SYNTHESIS AND DEVELOPMENT OF FLUORESCENT CARBON DOTS FOR SENSING AND BIOIMAGING APPLICATIONS

Abstract

Carbon dots (CDs) are the newest class of nanocarbon family with fluorescent properties. CDs are promising candidates to replace traditional toxic semiconductor quantum dots due to their biocompatibility, low cytotoxicity, simple synthesis routes using cheap starting materials, excellent water solubility, and tunable optical properties. This dissertation describes three projects, that are related to the design, synthesis, and characterization of different fluorescent CDs for metal ion sensing and bioimaging applications. One challenge in the field of CDs is synthesizing CDs with high photoluminescence quantum yields (QY) from commonly available reagents.
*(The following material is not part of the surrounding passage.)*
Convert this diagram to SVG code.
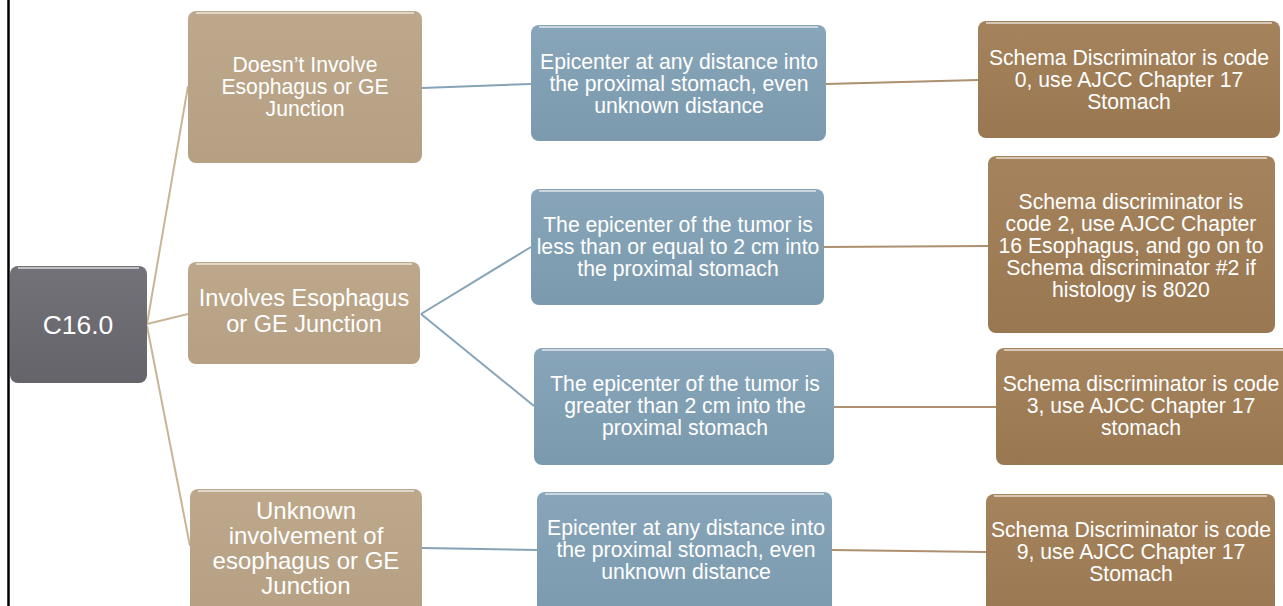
<svg xmlns="http://www.w3.org/2000/svg" width="1283" height="606" viewBox="0 0 1283 606">
<style>
text{font-family:"Liberation Sans",Arial,sans-serif;fill:#ffffff;text-anchor:middle}
.t{font-size:21.2px}
.tl{font-size:24px}
.tm{font-size:23.5px}
.c0{stroke:#c8b597;stroke-width:2;fill:none}
.c1{stroke:#86a3b8;stroke-width:2;fill:none}
.c2{stroke:#ad9070;stroke-width:2;fill:none}
.hl{stroke:#ffffff;stroke-opacity:0.55;stroke-width:2;fill:none}
</style>
<defs>
<linearGradient id="gGrey" x1="0" y1="0" x2="0" y2="1"><stop offset="0" stop-color="#737278"/><stop offset="1" stop-color="#65646a"/></linearGradient>
<linearGradient id="gTan" x1="0" y1="0" x2="0" y2="1"><stop offset="0" stop-color="#bda88b"/><stop offset="1" stop-color="#b5a084"/></linearGradient>
<linearGradient id="gBlue" x1="0" y1="0" x2="0" y2="1"><stop offset="0" stop-color="#88a5b9"/><stop offset="1" stop-color="#7b9aae"/></linearGradient>
<linearGradient id="gBrown" x1="0" y1="0" x2="0" y2="1"><stop offset="0" stop-color="#a5845d"/><stop offset="1" stop-color="#987751"/></linearGradient>
</defs>
<rect width="1283" height="606" fill="#ffffff"/>
<line x1="8.5" y1="0" x2="8.5" y2="606" stroke="#000000" stroke-width="2.5"/>
<g id="connectors">
<line class="c0" x1="147" y1="324" x2="188" y2="86"/>
<line class="c0" x1="147" y1="324" x2="188" y2="314"/>
<line class="c0" x1="147" y1="326" x2="190" y2="546"/>
<line class="c1" x1="422" y1="88" x2="531" y2="84"/>
<line class="c1" x1="421" y1="314" x2="531" y2="247"/>
<line class="c1" x1="421" y1="314" x2="534" y2="406"/>
<line class="c1" x1="422" y1="548" x2="537" y2="550"/>
<line class="c2" x1="826" y1="84" x2="978" y2="80"/>
<line class="c2" x1="824" y1="247" x2="988" y2="246"/>
<line class="c2" x1="834" y1="407" x2="996" y2="407"/>
<line class="c2" x1="832" y1="550" x2="986" y2="552"/>
</g>
<g id="c160">
<rect x="10" y="266" width="137" height="117" rx="8" fill="url(#gGrey)"/>
<line class="hl" x1="18" y1="268" x2="139" y2="268"/>
<text x="78" y="334" style="font-size:26.5px">C16.0</text>
</g>
<g id="doesnt">
<rect x="188" y="11" width="234" height="152" rx="8" fill="url(#gTan)"/>
<line class="hl" x1="196" y1="13" x2="414" y2="13"/>
<text class="t" x="305" y="72">Doesn’t Involve</text>
<text class="t" x="305" y="94">Esophagus or GE</text>
<text class="t" x="305" y="116">Junction</text>
</g>
<g id="involves">
<rect x="188" y="262" width="232" height="102" rx="8" fill="url(#gTan)"/>
<line class="hl" x1="196" y1="264" x2="412" y2="264"/>
<text class="tm" x="304" y="306">Involves Esophagus</text>
<text class="tm" x="304" y="332">or GE Junction</text>
</g>
<g id="unknown">
<rect x="190" y="489" width="232" height="130" rx="8" fill="url(#gTan)"/>
<line class="hl" x1="198" y1="491" x2="414" y2="491"/>
<text class="tl" x="306" y="519">Unknown</text>
<text class="tl" x="306" y="544">involvement of</text>
<text class="tl" x="306" y="569">esophagus or GE</text>
<text class="tl" x="306" y="594">Junction</text>
</g>
<g id="epi1">
<rect x="531" y="25" width="295" height="116" rx="8" fill="url(#gBlue)"/>
<line class="hl" x1="539" y1="27" x2="818" y2="27"/>
<text class="t" x="679" y="69">Epicenter at any distance into</text>
<text class="t" x="679" y="91">the proximal stomach, even</text>
<text class="t" x="679" y="113">unknown distance</text>
</g>
<g id="epi2">
<rect x="531" y="189" width="293" height="116" rx="8" fill="url(#gBlue)"/>
<line class="hl" x1="539" y1="191" x2="816" y2="191"/>
<text class="t" x="678" y="232">The epicenter of the tumor is</text>
<text class="t" x="678" y="254">less than or equal to 2 cm into</text>
<text class="t" x="678" y="276">the proximal stomach</text>
</g>
<g id="epi3">
<rect x="534" y="348" width="300" height="117" rx="8" fill="url(#gBlue)"/>
<line class="hl" x1="542" y1="350" x2="826" y2="350"/>
<text class="t" x="685" y="391">The epicenter of the tumor is</text>
<text class="t" x="685" y="413">greater than 2 cm into the</text>
<text class="t" x="685" y="435">proximal stomach</text>
</g>
<g id="epi4">
<rect x="537" y="492" width="295" height="130" rx="8" fill="url(#gBlue)"/>
<line class="hl" x1="545" y1="494" x2="824" y2="494"/>
<text class="t" x="686" y="535">Epicenter at any distance into</text>
<text class="t" x="686" y="557">the proximal stomach, even</text>
<text class="t" x="686" y="579">unknown distance</text>
</g>
<g id="sd0">
<rect x="978" y="21" width="302" height="117" rx="8" fill="url(#gBrown)"/>
<line class="hl" x1="986" y1="23" x2="1272" y2="23"/>
<text class="t" x="1129" y="65">Schema Discriminator is code</text>
<text class="t" x="1129" y="87">0, use AJCC Chapter 17</text>
<text class="t" x="1129" y="109">Stomach</text>
</g>
<g id="sd2">
<rect x="988" y="156" width="287" height="177" rx="8" fill="url(#gBrown)"/>
<line class="hl" x1="996" y1="158" x2="1267" y2="158"/>
<text class="t" x="1131" y="209">Schema discriminator is</text>
<text class="t" x="1131" y="231">code 2, use AJCC Chapter</text>
<text class="t" x="1131" y="253">16 Esophagus, and go on to</text>
<text class="t" x="1131" y="275">Schema discriminator #2 if</text>
<text class="t" x="1131" y="297">histology is 8020</text>
</g>
<g id="sd3">
<rect x="996" y="348" width="295" height="117" rx="8" fill="url(#gBrown)"/>
<line class="hl" x1="1004" y1="350" x2="1283" y2="350"/>
<text class="t" x="1141" y="391">Schema discriminator is code</text>
<text class="t" x="1141" y="413">3, use AJCC Chapter 17</text>
<text class="t" x="1141" y="435">stomach</text>
</g>
<g id="sd9">
<rect x="986" y="494" width="289" height="130" rx="8" fill="url(#gBrown)"/>
<line class="hl" x1="994" y1="496" x2="1267" y2="496"/>
<text class="t" x="1131" y="537">Schema Discriminator is code</text>
<text class="t" x="1131" y="559">9, use AJCC Chapter 17</text>
<text class="t" x="1131" y="581">Stomach</text>
</g>
</svg>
Thus, CDs were designed and synthesized from citric acid and urea, a common CD formulation, but doing so in the presence of Tween®80 and by a hydrothermal microwave method which yielded CDs with a QY=75.5%. This is one of the highest QY values for CDs reported to date, and these CDs can selectively detect Fe2+/Fe3+ ions among other metal ions, which make them a promising candidate for water quality analysis applications. The second project sought to understand differences in how aliphatic, cycloaliphatic and aromatic diamines influence nitrogen doped CDs properties. In this systematic study, nitrogen-doped (N-doped) CDs from 1,6-Hexamethylenediamine (HMD), trans-1,4-Cyclohexanediamine (CHD), and para-Phenylenediamine (pPD), while maintaining the C:N mole ratio at 6:2, so only the carbon structure around the N was changed. We then measured the optical and other effects on the CDs prepared from these different amines. The third investigation used the main findings of studies 1 and 2, to prepare new CDs that might have value as effective fluorescence probes in cancer research. We used citric acid and Tween®80 as before and used tris(hydroxymethyl) methyl aminomethane (Tris) in place of urea. Tris is a more basic and reactive aliphatic amine than urea. This formulation was then used to prepare nitrogen-doped CDs for the selective detection of cancer cells. Based on laser scanning confocal imaging results, these dots effectively labeled MCF-7 breast cancer cells when tested against healthy Human Dermal Fibroblasts, Adult (HDFa) cells as controls. The use of Tween®80 increases the surface amount of polar groups, which are critical for higher cellular uptake of CDs in cancer cells.